Le projet ITER a pris du retard et l'estimation des coûts totaux de construction est passée de près 5 milliards d’euros à 18 milliards, montant sujet à de nouvelles évolutions. L'UE évalue sa participation à près de 6,6 milliards (alors qu'elle supporte 45,5% du coût du projet). La complexité technologique du projet est grande, et sa faisabilité demeure incertaine.

La première production de plasma, essentielle pour la fusion, qui était initialement prévue pour 2025, est maintenant reportée à 2033 au plus tôt. Les retards et les réparations de pièces défectueuses entraîneront des surcoûts estimés actuellement à cinq milliards d'euros. La nouvelle échéance pour la production d'énergie magnétique complète est fixée à 2036, au lieu de 2033 comme prévu dans le calendrier initial de 2016.

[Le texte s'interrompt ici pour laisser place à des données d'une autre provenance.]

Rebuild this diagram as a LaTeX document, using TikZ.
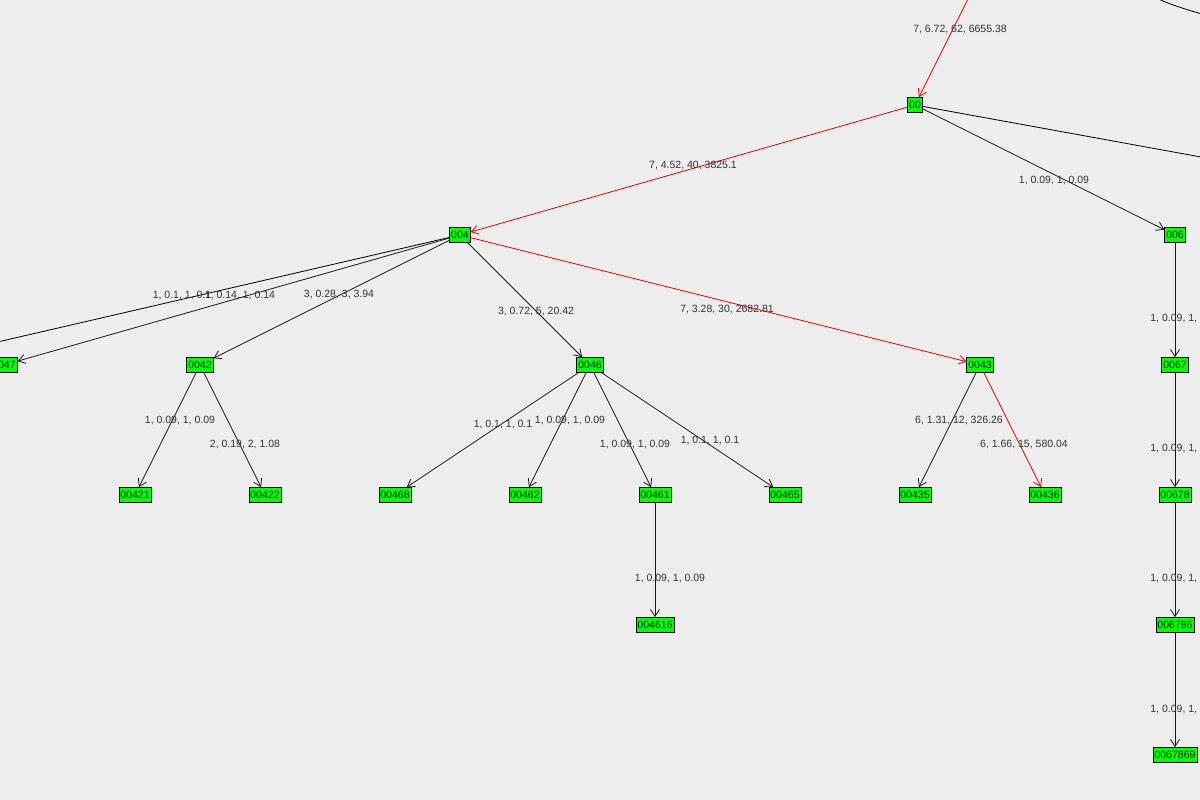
\documentclass[tikz,border=0pt]{standalone}
\usepackage{fontspec}
\setmainfont{Liberation Sans}
\usetikzlibrary{arrows.meta}
\begin{document}
\begin{tikzpicture}[x=1pt,y=-1pt,line width=0.8pt,
  nd/.style={draw=black,fill=green,inner sep=1.5pt,minimum height=15pt,line width=0.7pt,font=\fontsize{10.5}{10.5}\selectfont,text=black!70!green!40!black},
  ed/.style={draw=black!90,-{Straight Barb[length=7pt,width=9pt]}},
  rd/.style={draw=red!90!black,-{Straight Barb[length=7pt,width=9pt]}},
  lb/.style={font=\fontsize{10.5}{10.5}\selectfont,text=black!80,inner sep=0pt}]
\fill[black!7] (0,0) rectangle (1200,800);
\useasboundingbox (0,0) rectangle (1200,800);
\clip (0,0) rectangle (1200,800);
\node[nd] (n00) at (915,105) {00};
\node[nd] (n004) at (460,235) {004};
\node[nd] (n006) at (1175,235) {006};
\node[nd] (n0047) at (4,365) {0047};
\node[nd] (n0042) at (200,365) {0042};
\node[nd] (n0046) at (590,365) {0046};
\node[nd] (n0043) at (980,365) {0043};
\node[nd] (n0067) at (1175,365) {0067};
\node[nd] (n00421) at (135,495) {00421};
\node[nd] (n00422) at (265,495) {00422};
\node[nd] (n00468) at (395,495) {00468};
\node[nd] (n00462) at (525,495) {00462};
\node[nd] (n00461) at (655,495) {00461};
\node[nd] (n00465) at (785,495) {00465};
\node[nd] (n00435) at (915,495) {00435};
\node[nd] (n00436) at (1045,495) {00436};
\node[nd] (n00678) at (1175,495) {00678};
\node[nd] (n004616) at (655,625) {004616};
\node[nd] (n006786) at (1175,625) {006786};
\node[nd] (n0067869) at (1175,755) {0067869};
\coordinate (top) at (980,-25);
\coordinate (right1) at (1300,175);
\coordinate (left1) at (-50,353);
\coordinate (c1) at (1140,-10);
\coordinate (c2) at (1240,25);
\draw[rd] (top) -- (n00);
\draw[draw=black] (c1) .. controls (1170,5) .. (c2);
\draw[draw=black] (n00) -- (right1);
\draw[rd] (n00) -- (n004);
\draw[ed] (n00) -- (n006);
\draw[draw=black] (n004) -- (left1);
\draw[ed] (n004) -- (n0047);
\draw[ed] (n004) -- (n0042);
\draw[ed] (n004) -- (n0046);
\draw[rd] (n004) -- (n0043);
\draw[ed] (n006) -- (n0067);
\draw[ed] (n0042) -- (n00421);
\draw[ed] (n0042) -- (n00422);
\draw[ed] (n0046) -- (n00468);
\draw[ed] (n0046) -- (n00462);
\draw[ed] (n0046) -- (n00461);
\draw[ed] (n0046) -- (n00465);
\draw[ed] (n0043) -- (n00435);
\draw[rd] (n0043) -- (n00436);
\draw[ed] (n0067) -- (n00678);
\draw[ed] (n00461) -- (n004616);
\draw[ed] (n00678) -- (n006786);
\draw[ed] (n006786) -- (n0067869);
\node[lb] (l1) at (960,30) {7, 6.72, 62, 6655.38};
\node[lb] (l2) at (693,166) {7, 4.52, 40, 3825.1};
\node[lb] (l3) at (1054,181) {1, 0.09, 1, 0.09};
\node[lb] (l4) at (182,296) {1, 0.1, 1, 0.1};
\node[lb] (l5) at (240,296) {1, 0.14, 1, 0.14};
\node[lb] (l6) at (339,295) {3, 0.28, 3, 3.94};
\node[lb] (l7) at (536,312) {3, 0.72, 5, 20.42};
\node[lb] (l8) at (727,310) {7, 3.28, 30, 2682.81};
\node[lb,anchor=west] (l9) at (1150,319) {1, 0.09, 1, 0.09};
\node[lb] (l10) at (180,421) {1, 0.09, 1, 0.09};
\node[lb] (l11) at (245,445) {2, 0.19, 2, 1.08};
\node[lb] (l12) at (503,425) {1, 0.1, 1, 0.1};
\node[lb] (l13) at (570,421) {1, 0.09, 1, 0.09};
\node[lb] (l14) at (635,445) {1, 0.09, 1, 0.09};
\node[lb] (l15) at (710,441) {1, 0.1, 1, 0.1};
\node[lb] (l16) at (959,421) {6, 1.31, 12, 326.26};
\node[lb] (l17) at (1024,445) {6, 1.66, 15, 580.04};
\node[lb,anchor=west] (l18) at (1150,449) {1, 0.09, 1, 0.09};
\node[lb] (l19) at (670,579) {1, 0.09, 1, 0.09};
\node[lb,anchor=west] (l20) at (1150,579) {1, 0.09, 1, 0.09};
\node[lb,anchor=west] (l21) at (1150,709) {1, 0.09, 1, 0.09};
\end{tikzpicture}
\end{document}
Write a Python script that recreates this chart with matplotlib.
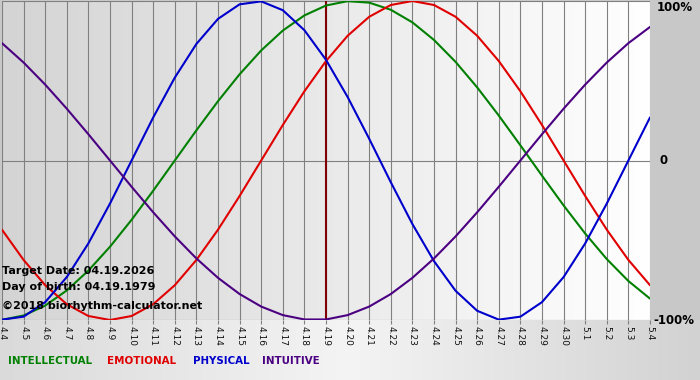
import numpy as np
import matplotlib.pyplot as plt
from matplotlib.colors import LinearSegmentedColormap

# day labels along the bottom (4.4 ... 5.4)
days = ["4.%d" % d for d in range(4, 31)] + ["5.%d" % d for d in range(1, 5)]
target_day = "4.19"

# cycle values per day (-1 .. 1)
intellectual = [-0.9989, -0.9718, -0.9096, -0.8146, -0.6901, -0.5406, -0.3717, -0.1893,
                0.0, 0.1893, 0.3717, 0.5406, 0.6901, 0.8146, 0.9096, 0.9718,
                0.9989, 0.9898, 0.9450, 0.8660, 0.7557, 0.6182, 0.4582, 0.2817,
                0.0951, -0.0951, -0.2817, -0.4582, -0.6182, -0.7557, -0.8660]
emotional = [-0.4339, -0.6235, -0.7818, -0.9010, -0.9749, -1.0, -0.9749, -0.9010,
             -0.7818, -0.6235, -0.4339, -0.2225, 0.0, 0.2225, 0.4339, 0.6235,
             0.7818, 0.9010, 0.9749, 1.0, 0.9749, 0.9010, 0.7818, 0.6235,
             0.4339, 0.2225, 0.0, -0.2225, -0.4339, -0.6235, -0.7818]
physical = [-0.9977, -0.9791, -0.8879, -0.7308, -0.5196, -0.2698, 0.0, 0.2698,
            0.5196, 0.7308, 0.8879, 0.9791, 0.9977, 0.9423, 0.8170, 0.6310,
            0.3984, 0.1362, -0.1362, -0.3984, -0.6310, -0.8170, -0.9423, -0.9977,
            -0.9791, -0.8879, -0.7308, -0.5196, -0.2698, 0.0, 0.2698]
intuitive = [0.7357, 0.6142, 0.4759, 0.3247, 0.1646, 0.0, -0.1646, -0.3247,
             -0.4759, -0.6142, -0.7357, -0.8372, -0.9158, -0.9694, -0.9966, -0.9966,
             -0.9694, -0.9158, -0.8372, -0.7357, -0.6142, -0.4759, -0.3247, -0.1646,
             0.0, 0.1646, 0.3247, 0.4759, 0.6142, 0.7357, 0.8372]

series = [
    ("INTELLECTUAL", intellectual, "#008000"),
    ("EMOTIONAL", emotional, "#e00000"),
    ("PHYSICAL", physical, "#0000cc"),
    ("INTUITIVE", intuitive, "#4b0082"),
]

W, H = 700, 380
fig = plt.figure(figsize=(W / 100, H / 100), dpi=100)
fig.patch.set_facecolor("#c8c8c8")

# light strip under the plot
bg = fig.add_axes([0, 0, 1, 60 / H], zorder=-5)
bg_cmap = LinearSegmentedColormap.from_list("bg", ["#dadada", "#f4f4f4", "#d2d2d2"])
bg.imshow(np.linspace(0, 1, 256)[None, :], cmap=bg_cmap, aspect="auto",
          extent=[0, 1, 0, 1])
bg.axis("off")

ax = fig.add_axes([2 / W, 60 / H, 648 / W, 319 / H])
x = np.arange(len(days))

# plot area gradient, darker on the left
pa_cmap = LinearSegmentedColormap.from_list("pa", ["#d4d4d4", "#ffffff"])
ax.imshow(np.linspace(0, 1, 256)[None, :], cmap=pa_cmap, aspect="auto",
          extent=[0, len(days) - 1, -1, 1], zorder=0)

for xi in x:
    ax.axvline(xi, color="#808080", lw=0.8, zorder=1)
for yv in (-1, 0, 1):
    ax.axhline(yv, color="#808080", lw=0.8, zorder=1)

ax.axvline(days.index(target_day), color="#800000", lw=1.5, zorder=2)

for name, vals, col in series:
    ax.plot(x, vals, color=col, lw=1.5, zorder=3, solid_capstyle="round")

ax.set_xlim(0, len(days) - 1)
ax.set_ylim(-1, 1)
for s in ax.spines.values():
    s.set_visible(False)
ax.set_xticks(x)
ax.set_xticklabels(days, rotation=270, fontsize=6.5, color="#111111")
ax.tick_params(axis="x", length=3, color="#808080", pad=1)
ax.tick_params(axis="y", left=False, labelleft=False)

tr = ax.get_yaxis_transform()
ax.text(1.01, 1, "100%", transform=tr, ha="left", va="top", fontsize=8.5,
        fontweight="bold", clip_on=False)
ax.text(1.015, 0, "0", transform=tr, ha="left", va="center", fontsize=8.5,
        fontweight="bold", clip_on=False)
ax.text(1.005, -1, "-100%", transform=tr, ha="left", va="center", fontsize=8.5,
        fontweight="bold", clip_on=False)

# info text in the lower left corner
info = ["Target Date: 04.19.2026", "Day of birth: 04.19.1979",
        "\u00a92018 biorhythm-calculator.net"]
for txt, py in zip(info, (271, 287, 306)):
    fig.text(2 / W, 1 - py / H, txt, ha="left", va="center", fontsize=8,
             fontweight="bold", color="black", zorder=10)

# coloured legend words
for (name, vals, col), px in zip(series, (8, 107, 193, 262)):
    fig.text(px / W, 1 - 361 / H, name, ha="left", va="center", fontsize=7.4,
             fontweight="bold", color=col)

fig.savefig("out.png", dpi=100, facecolor=fig.get_facecolor())
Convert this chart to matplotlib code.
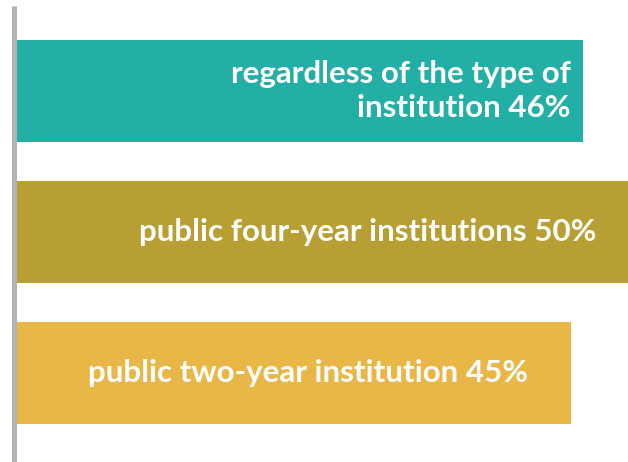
import matplotlib
matplotlib.use("Agg")
import matplotlib.pyplot as plt
from matplotlib.lines import Line2D

categories = ["regardless of the type of\ninstitution", "public four-year institutions", "public two-year institution"]
values = [46, 50, 45]
colors = ["#23AEA6", "#B89F33", "#E8B747"]
# right-edge text offset from bar end (data units)
text_right = [45.0, 47.1, 41.5]

W, H = 628, 462
fig = plt.figure(figsize=(W / 100, H / 100), dpi=100)
ax = fig.add_axes([17 / W, 0, 1 - 17 / W, 1])
ypos = list(range(len(values)))
ax.barh(ypos, values, height=0.723, color=colors, left=0)
ax.set_xlim(0, 611 / 12.31)
ax.set_ylim(2 + 89 / 141, -91 / 141)
ax.axis("off")

for y, cat, v, tx in zip(ypos, categories, values, text_right):
    ax.text(tx, y, f"{cat} {v}%", ha="right", va="center", color="white",
            fontsize=22.6, fontweight="bold", family="Lato", linespacing=1.27,
            multialignment="right")

fig.add_artist(Line2D([14.5 / W, 14.5 / W], [0, 1 - 6 / H], transform=fig.transFigure,
                      color="#B0B3B5", linewidth=3.6, solid_capstyle="butt"))

fig.savefig("out.png", dpi=100)
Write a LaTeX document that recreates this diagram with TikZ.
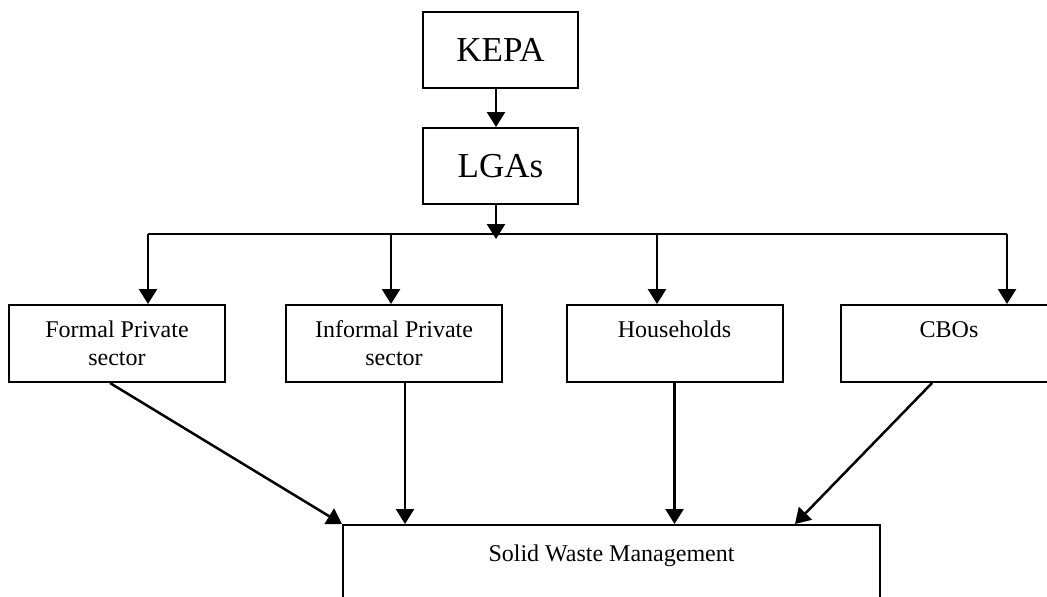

En juin 2024, le conseil d'administration a approuvé la poursuite du projet selon ce nouveau calendrier, comme l'a indiqué le directeur. Le conseil doit encore se prononcer sur la demande de financements supplémentaires s'élevant à cinq milliards d'euros.

Certaines associations émettent des réserves quant au programme ITER. Elles soulignent que les objectifs à très long terme de la recherche sur la fusion nucléaire ne répondent pas aux questions énergétiques et environnementales qui se posent aujourd’hui. Selon ces associations, il serait possible d’utiliser les fonds employés à d’autres fins, notamment dans le secteur des énergies renouvelables.

Afin de remettre le coût du projet en perspective, rappelons que la facture énergétique européenne dépasse chaque année les 400 milliards d’euros.

Site de Cadarache

ITER est actuellement en cours de construction sur le site de Cadarache. Le choix du site a été négocié entre les divers pays contributeurs.

Quatre sites de construction avaient été proposés :

  • Cadarache, dans la région Provence-Alpes-Côte d'Azur (PACA), en France ;
  • Clarington, dans l'Ontario au Canada ;
  • Rokkasho-Mura, au nord de l'île Honshu au Japon ;
  • Vandellos, en Espagne.

C’est à Moscou, en 2005, que le choix des pays membres s’est arrêté sur le site français.

Les enjeux en termes d’emplois sont importants. Plus d'un millier de personnes sont employés sur le site ITER, un chiffre qui pourrait atteindre 5 000 personnes au plus fort de l'activité de construction selon les porteurs du projet.